Сердце у Риммы Анатольевны как чувствовало неладное. Первым делом утром решила заглянуть в двухместный номер. Ожидался профессор для осмотра Афромеевой. А вызывать пришлось полицию для осмотра криминального трупа. Бездыханного тела изувеченной Афромеевой. В крови и с проломленным виском.

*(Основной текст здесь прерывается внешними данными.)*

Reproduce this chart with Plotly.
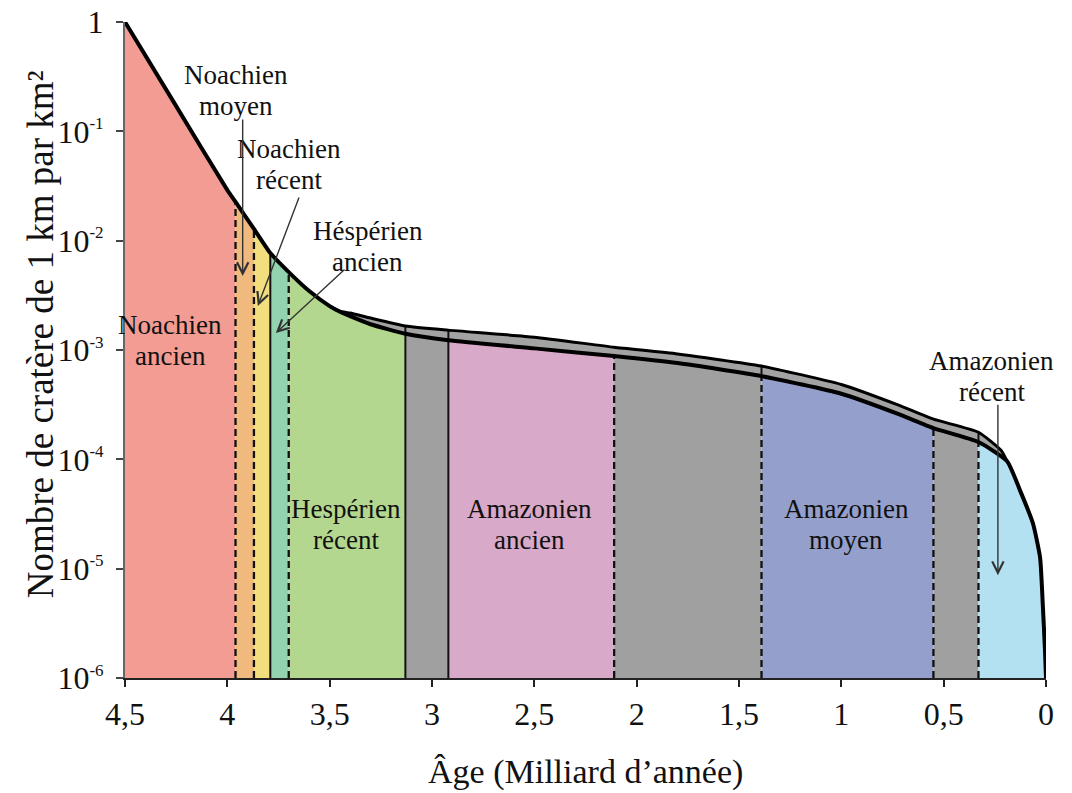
import numpy as np
import plotly.graph_objects as go

FONT = "Liberation Serif, Times New Roman, serif"

# Crater density curve N(D > 1 km) per km², lower envelope (age in Ga, descending)
ages_low = [4.5, 4.25, 4.0, 3.96, 3.87, 3.79, 3.70, 3.6, 3.5, 3.45, 3.4, 3.3, 3.13,
            2.92, 2.5, 2.11, 1.8, 1.39, 1.0, 0.72, 0.55, 0.33, 0.19, 0.127, 0.064,
            0.029, 0.015, 0.005, 0.0]
dens_low = [1.0, 0.17, 0.029, 0.0226, 0.0128, 0.0077, 0.00516, 0.00346, 0.00252,
            0.00224, 0.00204, 0.00172, 0.00141, 0.00123, 0.001035, 0.000881,
            0.000759, 0.000577, 0.000398, 0.000259, 0.000193, 0.000144, 9.6e-5,
            5.2e-5, 2.6e-5, 1.27e-5, 4.4e-6, 1.8e-6, 1e-6]

# Upper envelope, where the two chronology models diverge
ages_up = [3.5, 3.45, 3.4, 3.3, 3.13, 2.92, 2.5, 2.11, 1.8, 1.39, 1.0, 0.72, 0.55,
           0.33, 0.22, 0.19]
dens_up = [0.00252, 0.00226, 0.00218, 0.00196, 0.00166, 0.00152, 0.00131, 0.00106,
           0.00092, 0.000713, 0.000484, 0.000313, 0.000233, 0.000177, 0.000121, 9.6e-5]

# Period boundaries (Ga) and fill colours of each interval
edges = [4.5, 3.96, 3.87, 3.79, 3.70, 3.13, 2.92, 2.11, 1.39, 0.55, 0.33, 0.0]
colors = ["#F29C94", "#F0B97D", "#F2DE7F", "#93D3AF", "#B3D78E", "#A0A0A0",
          "#D9A9CA", "#A0A0A0", "#94A0CB", "#A0A0A0", "#B3E1F2"]

dashed_edges = [3.96, 3.87, 3.70, 2.11, 1.39, 0.55, 0.33]
solid_edges_low = [3.79]
solid_edges_up = [3.13, 2.92]
band_edges = [1.39, 0.33]

x_ticks = [4.5, 4.0, 3.5, 3.0, 2.5, 2.0, 1.5, 1.0, 0.5, 0.0]
x_ticktext = ["4,5", "4", "3,5", "3", "2,5", "2", "1,5", "1", "0,5", "0"]
y_ticks = [1e-6, 1e-5, 1e-4, 1e-3, 1e-2, 1e-1, 1]
y_exps = ["-6", "-5", "-4", "-3", "-2", "-1"]

# period names: (age, density, first line, second line)
period_labels = [
    (4.28, 10 ** -2.91, "Noachien", "ancien"),
    (3.42, 10 ** -4.59, "Hespérien", "récent"),
    (2.525, 10 ** -4.59, "Amazonien", "ancien"),
    (0.975, 10 ** -4.59, "Amazonien", "moyen"),
    (3.96, 10 ** -0.62, "Noachien", "moyen"),
    (3.70, 10 ** -1.30, "Noachien", "récent"),
    (3.315, 10 ** -2.05, "Héspérien", "ancien"),
    (0.265, 10 ** -3.24, "Amazonien", "récent"),
]

# pointer arrows: (tip age, tip density, tail age, tail density)
arrows = [
    (3.925, 10 ** -2.324, 3.925, 10 ** -0.878),
    (3.851, 10 ** -2.598, 3.647, 10 ** -1.592),
    (3.763, 10 ** -2.845, 3.42, 10 ** -2.25),
    (0.235, 10 ** -5.06, 0.235, 10 ** -3.486),
]

FLOOR = 1e-6


def low_at(a):
    return dens_low[ages_low.index(a)]


def up_at(a):
    return dens_up[ages_up.index(a)]


def seg_line(xs, ys, color, width, dash=None):
    return go.Scatter(x=xs, y=ys, mode="lines",
                      line=dict(color=color, width=width, dash=dash),
                      hoverinfo="skip", showlegend=False)


fig = go.Figure()

# coloured period areas under the lower envelope
for i, col in enumerate(colors):
    a, b = edges[i], edges[i + 1]
    seg = [(x, y) for x, y in zip(ages_low, dens_low) if b <= x <= a]
    xs = [a] + [p[0] for p in seg] + [b]
    ys = [FLOOR] + [p[1] for p in seg] + [FLOOR]
    fig.add_trace(go.Scatter(x=xs, y=ys, mode="lines", fill="toself",
                             fillcolor=col, line=dict(width=0), hoverinfo="skip",
                             showlegend=False))

# grey uncertainty band between the two envelopes
lo_seg = [(x, y) for x, y in zip(ages_low, dens_low) if 0.19 <= x <= 3.5]
band_x = ages_up + [p[0] for p in lo_seg][::-1]
band_y = dens_up + [p[1] for p in lo_seg][::-1]
fig.add_trace(go.Scatter(x=band_x, y=band_y, mode="lines", fill="toself",
                         fillcolor="#A3A3A3", line=dict(width=0), hoverinfo="skip",
                         showlegend=False))

# boundary lines
for a in dashed_edges:
    fig.add_trace(seg_line([a, a], [FLOOR, low_at(a)], "#111", 2.3, "7px,4px"))
for a in solid_edges_low:
    fig.add_trace(seg_line([a, a], [FLOOR, low_at(a)], "#111", 2))
for a in solid_edges_up:
    fig.add_trace(seg_line([a, a], [FLOOR, up_at(a)], "#111", 2))
for a in band_edges:
    fig.add_trace(seg_line([a, a], [low_at(a), up_at(a)], "#111", 2))

# envelope curves
fig.add_trace(go.Scatter(x=ages_up, y=dens_up, mode="lines",
                         line=dict(color="black", width=3, shape="spline",
                                   smoothing=0.5),
                         hoverinfo="skip", showlegend=False))
fig.add_trace(go.Scatter(x=ages_low, y=dens_low, mode="lines",
                         line=dict(color="black", width=4, shape="spline",
                                   smoothing=0.5),
                         hoverinfo="skip", showlegend=False))

L = np.log10
label_font = dict(family=FONT, size=27, color="#111")

annotations = []
for x, y, t1, t2 in period_labels:
    for t, shift in ((t1, 15), (t2, -16)):
        annotations.append(dict(x=x, y=L(y), xref="x", yref="y", text=t,
                                yshift=shift, showarrow=False, font=label_font,
                                xanchor="center", yanchor="middle"))

for tx, ty, sx, sy in arrows:
    annotations.append(dict(x=tx, y=L(ty), ax=sx, ay=L(sy), xref="x", yref="y",
                            axref="x", ayref="y", text="", showarrow=True,
                            arrowhead=5, arrowsize=1.6, arrowwidth=1.4,
                            arrowcolor="#333", standoff=0, startstandoff=0))

# axis titles
annotations.append(dict(x=0.5, y=-0.1433, xref="paper", yref="paper",
                        xanchor="center", yanchor="middle",
                        text="Âge (Milliard d’année)", showarrow=False,
                        font=dict(family=FONT, size=34, color="#111")))
annotations.append(dict(x=-0.0923, y=0.524, xref="paper", yref="paper",
                        xanchor="center", yanchor="middle",
                        text="Nombre de cratère de 1 km par km²", showarrow=False,
                        textangle=-90,
                        font=dict(family=FONT, size=37, color="#111")))

y_ticktext = [f"10<sup><span style='font-size:17px'>{e}</span></sup>"
              for e in y_exps] + ["1"]

fig.update_layout(
    width=1072, height=793,
    margin=dict(l=125, r=26, t=22, b=115, autoexpand=False),
    paper_bgcolor="white", plot_bgcolor="white",
    annotations=annotations,
    xaxis=dict(range=[4.5, 0], tickvals=x_ticks, ticktext=x_ticktext,
               showline=True, linecolor="#222", linewidth=2, ticks="outside",
               ticklen=7, tickwidth=2, tickcolor="#222", showgrid=False,
               zeroline=False, automargin=False,
               tickfont=dict(family=FONT, size=32, color="#111")),
    yaxis=dict(type="log", range=[-6, 0], tickvals=y_ticks, ticktext=y_ticktext,
               showline=True, linecolor="#666", linewidth=2, ticks="outside",
               ticklen=7, tickwidth=2, tickcolor="#444", showgrid=False,
               zeroline=False, ticklabelstandoff=6, automargin=False,
               tickfont=dict(family=FONT, size=32, color="#111")),
)

fig.write_html("out.html")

На вопросы Метёлкина отвечала охотно, с осознанием собственной значимости:
– Я её. Она маво Кольку увела. А я что терпеть должна? – последовала та же тирада насчёт давно прошедшего, а может, и не бывшего никогда. – Она вот и на Петровича глаз положила – прошмандовка сраная, – грязно довершила паранойю.
   
– Да как же Вы отважились? Откуда у Вас столько силы взялось оторвать подножку от кресла-каталки? Да лупить так, что шанса выжить не было, – допытывался молодой-зеленый страж порядка.
 
– Вот чего не скажу, того не скажу. Кто управил? Темно было. Спотыкнулась я об энту самую коляску. Подножка чертова сама бух и на пол. Видать, срок ей вышел. А дальше, милай, руки помнять. Я ж формовщицей в литейном была. Болванки тягала. У меня и надбавка за вредность, – ухарски хвасталась убийца. – Крепость в руках такая! Хошь проверить? – Задрала рукав. –  Само собою оно и вышло. А чаво она маво Кольку увела? Я и не простила. Неча тута храпеть. Разлеглась скотина здеся.

До суда самой возрастной преступнице в городе определили домашний арест тут же, в пансионате «Отрада», но в инфекционном боксе.  В тот же день жалобная книга пополнилась директивой: «Энту ко мне не селить. Она у меня печенье украла и морс весь выпила. В постели уделалась сука. Падлы кусок»

Учинившей смертоубийство прописали инъекции. Для уверенности, что препарат попадёт в организм, а не в унитаз, как пилюли. К Алёне приставили Петровича. Одна входить в бокс медсестра отказывалась. Боялась мести за болезненные уколы.